3. Forward Guidance and Outlook

  • FRE Growth Outlook: Reaffirmed at over 20% for 2026, supported by strong inflows and a robust origination pipeline.
  • SRE Growth Outlook: Expected to grow at 10%, assuming an 11% return on alternatives.
  • Pipeline Confidence: Anticipated strong origination in Q2, potentially approaching record levels.

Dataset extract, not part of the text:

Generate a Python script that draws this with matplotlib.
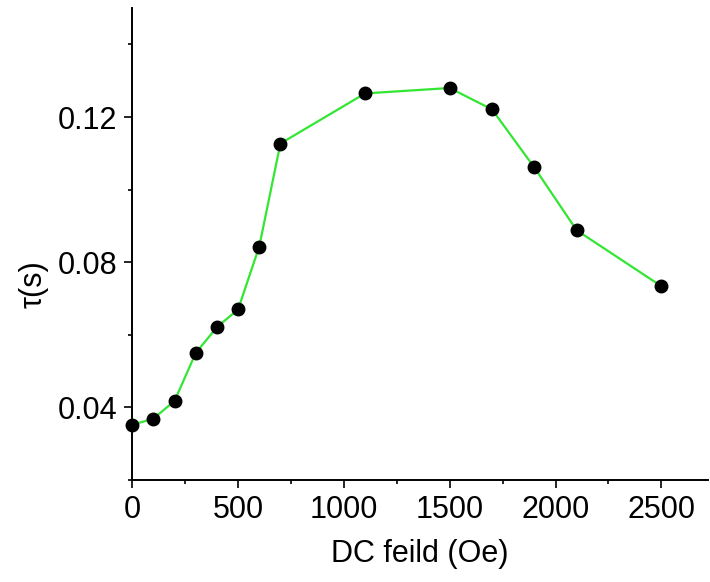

4. Bad News, Challenges, or Points of Concern

  • Market Competition: Increased competition in the retirement income space, with some players engaging in irrational pricing strategies.
  • Spread Compression: The blended net spread across Athene's portfolio decreased to 97 basis points, down from 120 basis points in the prior quarter.
  • Geopolitical Risks: Concerns about the potential for out-of-the-box results due to geopolitical tensions and macroeconomic shifts.
  • Regulatory Scrutiny: Ongoing regulatory developments could impact the CLO market and offshore reinsurance practices.

5. Notable Q&A Insights

  • Durability of Origination Volumes: Management expressed confidence in the sustainability of origination volumes, driven by a strong ecosystem and demand for private credit solutions.
  • Private Credit Market: Emphasis on the need for transparency in private credit and the potential for narrowing spreads as liquidity improves.
  • Technology Cycle: Acknowledgment of the transformative impact of technology on the industry, with a focus on maintaining a defensive posture while capitalizing on opportunities.
  • Regulatory Environment: Management is actively engaging with regulators to ensure fair practices and transparency, particularly regarding CLO capital charges and offshore reinsurance.

Overall, Apollo Global Management reported strong financial results and maintained a positive outlook for growth, despite facing competitive pressures and regulatory challenges. The company is focused on transparency and innovation in its investment strategies while navigating a complex macroeconomic landscape.